ENVIRONMENTAL RESPONSIBILITY STARTS WITH LOCAL AWARENESS
These are big words. How to talk about it without falling into the green washing trap? We will try to remain factual here, to explain you how the environmental approach has always been at the heart of our philosophy, and what we do to keep reducing our carbon footprint while weaving social ties at a local levels.
Sustainable means viable in the long term. According to the IPCC (Intergovernmental Panel on Climate Change), the three pillars of sustainability are Environmental, Social and Economic. Environmental sustainability aims to protect our natural capital, by using renewable resources and energy, by protecting the quality of our air, land and water. Social sustainability aims to preserve our social capital with concepts such as cohesion, reciprocity and honesty, acknowledging the importance of relationships among people. Economic sustainability means for us to generate enough revenue to keep improving the quality of our boards year after year. Here are the key assets of Baguette sustainability:
Our boards are produced in our own factory in the heart of the Alps, right next to the mountains where they are meant to ride.
Our engagement is to reduce our environmental impact by making the most of what Nature has to offer, by using more renewable materials and less plastics.
We produce on demand. This means no stock leftovers, no product devaluation over time and no waste of products which did not find ownership.
The use of tools rather than machines, to reduce the energy consumption of the manufacturing process. The Handmade is powered by sweat!
What means local? It relates to a particular region or area, impregnated by similar culture and values. Producing in the Alps reduces transportation emissions, so that your board does not travel the whole world before ending up on your feet. It also means to adhere to European standards, in terms of environmental regulations, ethics and human responsibility. It means providing decent working conditions to our employees. It means transparency, traceability, creating jobs and contributing to our regional development. It enables partnerships with local artists, who can pimp your board before it leaves the workshop.
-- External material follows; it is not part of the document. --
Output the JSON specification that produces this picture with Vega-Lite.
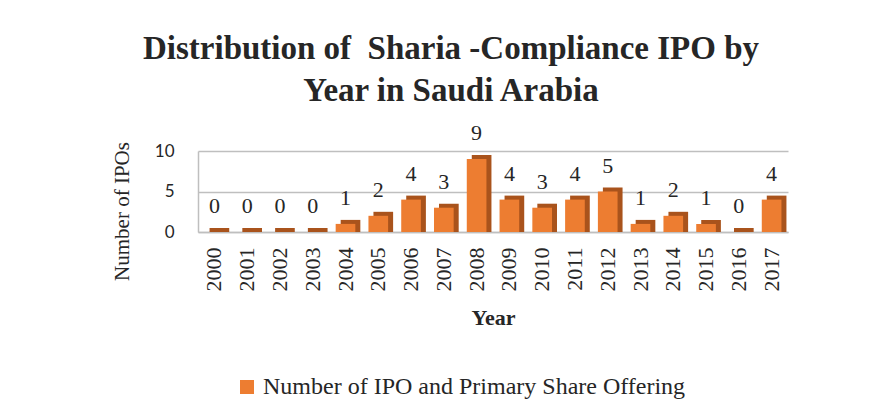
{
  "$schema": "https://vega.github.io/schema/vega-lite/v6.json",
  "autosize": "none",
  "width": 590,
  "height": 81,
  "padding": {"left": 198, "top": 151, "right": 95, "bottom": 180},
  "background": "white",
  "config": {"view": {"stroke": null}},
  "title": {
    "text": ["Distribution of\u00a0 Sharia -Compliance IPO by", "Year in Saudi Arabia"],
    "font": "Liberation Serif",
    "fontSize": 33,
    "fontWeight": "bold",
    "color": "#262626",
    "lineHeight": 42,
    "anchor": "middle",
    "frame": "group",
    "dx": -42,
    "offset": 14
  },
  "data": {
    "values": [
      {"Year": "2000", "IPOs": 0, "Series": "Number of IPO and Primary Share Offering"},
      {"Year": "2001", "IPOs": 0, "Series": "Number of IPO and Primary Share Offering"},
      {"Year": "2002", "IPOs": 0, "Series": "Number of IPO and Primary Share Offering"},
      {"Year": "2003", "IPOs": 0, "Series": "Number of IPO and Primary Share Offering"},
      {"Year": "2004", "IPOs": 1, "Series": "Number of IPO and Primary Share Offering"},
      {"Year": "2005", "IPOs": 2, "Series": "Number of IPO and Primary Share Offering"},
      {"Year": "2006", "IPOs": 4, "Series": "Number of IPO and Primary Share Offering"},
      {"Year": "2007", "IPOs": 3, "Series": "Number of IPO and Primary Share Offering"},
      {"Year": "2008", "IPOs": 9, "Series": "Number of IPO and Primary Share Offering"},
      {"Year": "2009", "IPOs": 4, "Series": "Number of IPO and Primary Share Offering"},
      {"Year": "2010", "IPOs": 3, "Series": "Number of IPO and Primary Share Offering"},
      {"Year": "2011", "IPOs": 4, "Series": "Number of IPO and Primary Share Offering"},
      {"Year": "2012", "IPOs": 5, "Series": "Number of IPO and Primary Share Offering"},
      {"Year": "2013", "IPOs": 1, "Series": "Number of IPO and Primary Share Offering"},
      {"Year": "2014", "IPOs": 2, "Series": "Number of IPO and Primary Share Offering"},
      {"Year": "2015", "IPOs": 1, "Series": "Number of IPO and Primary Share Offering"},
      {"Year": "2016", "IPOs": 0, "Series": "Number of IPO and Primary Share Offering"},
      {"Year": "2017", "IPOs": 4, "Series": "Number of IPO and Primary Share Offering"}
    ]
  },
  "encoding": {
    "x": {
      "field": "Year",
      "type": "ordinal",
      "scale": {"paddingInner": 0.4, "paddingOuter": 0.2},
      "axis": {
        "title": "Year",
        "titleFont": "Liberation Serif",
        "titleFontSize": 22,
        "titleFontWeight": "bold",
        "titleColor": "#262626",
        "titlePadding": 16,
        "labelFont": "Liberation Serif",
        "labelFontSize": 22,
        "labelColor": "#262626",
        "labelAngle": -90,
        "labelPadding": 15,
        "ticks": false,
        "domainColor": "#BFBFBF",
        "domainWidth": 1.5
      }
    }
  },
  "layer": [
    {
      "mark": {"type": "bar", "color": "#A9531C", "xOffset": 5, "yOffset": -4, "y2Offset": 0},
      "encoding": {
        "y": {
          "field": "IPOs",
          "type": "quantitative",
          "scale": {"domain": [0, 10]},
          "axis": {
            "title": "Number of IPOs",
            "titleFont": "Liberation Serif",
            "titleFontSize": 21,
            "titleFontWeight": "normal",
            "titleColor": "#262626",
            "titlePadding": 22,
            "titleY": 60,
            "labelFont": "Lato",
            "labelFontSize": 17,
            "labelColor": "#262626",
            "labelPadding": 24,
            "values": [0, 5, 10],
            "ticks": false,
            "domain": true,
            "domainColor": "#BFBFBF",
            "domainWidth": 1.5,
            "grid": true,
            "gridColor": "#BFBFBF",
            "gridWidth": 1.5
          }
        },
        "y2": {"datum": 0}
      }
    },
    {
      "mark": {"type": "bar", "color": "#ED7D31"},
      "encoding": {
        "y": {"field": "IPOs", "type": "quantitative"},
        "fill": {
          "field": "Series",
          "type": "nominal",
          "scale": {"range": ["#ED7D31"]},
          "legend": {
            "title": null,
            "orient": "none",
            "legendX": 37,
            "legendY": 224,
            "padding": 0,
            "symbolType": "square",
            "symbolSize": 196,
            "symbolStrokeWidth": 0,
            "symbolOffset": 0,
            "labelFont": "Liberation Serif",
            "labelFontSize": 24,
            "labelColor": "#262626",
            "labelOffset": 4,
            "labelLimit": 0
          }
        }
      }
    },
    {
      "mark": {"type": "text", "font": "Liberation Serif", "fontSize": 22, "color": "#262626", "baseline": "bottom", "dy": -14},
      "encoding": {
        "y": {"field": "IPOs", "type": "quantitative"},
        "text": {"field": "IPOs", "type": "quantitative"}
      }
    }
  ]
}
Our philosophy is to use as little plastic as possible, replacing it by renewable resources such as wood, bamboo or cork. There exist very efficient materials in Nature, provided they are used appropriately. However, we should not be hypocritical: we combine them with high-performance epoxy resins, which are derived from the petroleum industry (no, epoxy is no bio!). These composite materials considerably increase the lifetime of our boards, and therefore reduces their carbon footprint on the long term. This is currently the state of the art of sustainable board development.
SHORT SUPPLY CHAINS
Most of the materials used for your board are soured locally, to reduce the transport of resources before they reach our workshop. Working with local suppliers helps thickening the local economic fabric, by supporting local producers rather than offshore corporate. Our supply chains involve as few intermediaries as possible: the raw materials enter directly our workshop, and the boards produced go directly to you. No fussing around with retail and distribution, we strive to optimize our merchandise flows.
With our flexible manufacturing process, we are able to produce on demand, in just the right quantities. No leftovers, no unsold items: all the boards we produce are riding! Being able to create unique shapes was a game changer. It removed the need for standardization: no more yearly series of products getting devaluated over time, but instead a continuous flow of innovation and development.
We like to define the handmade as the use of tools rather than machines. What is the difference? Tools provide more flexibility and modularity, they can be adjusted. A machine needs standardization: it is programmed to repeat mechanically the same task over and over. If tools can also be partly automated, they however leave a space for human judgment, mistakes, adaptation and exceptions. They enable custom creations, fostering social exchanges and discussions, thus contributing to preserve diversity in the process of creation. Besides, tools also require less energy: the Handmade is powered by sweat!
PRODUCT DURABILITY AND REPAIRABILITY
Planned obsolescence is genuinely wrong. It goes against environmental sustainability. But how do we preserve economic sustainability if our boards were to last forever? We answered this challenge by introducing a second hand network. Your board is old or you wreaked it over rocks? Don’t throw it away, it still has value! We can refurbish it and give it another life. This is another advantage of using natural materials such as wood, bamboo or cork: they can easily be repaired. It’s good for you, since you are getting something back from your old board. And it’s good for us, since we can send it into another life cycle. In this way we can also support each social class, providing for those who can’t afford purchasing a brand new board.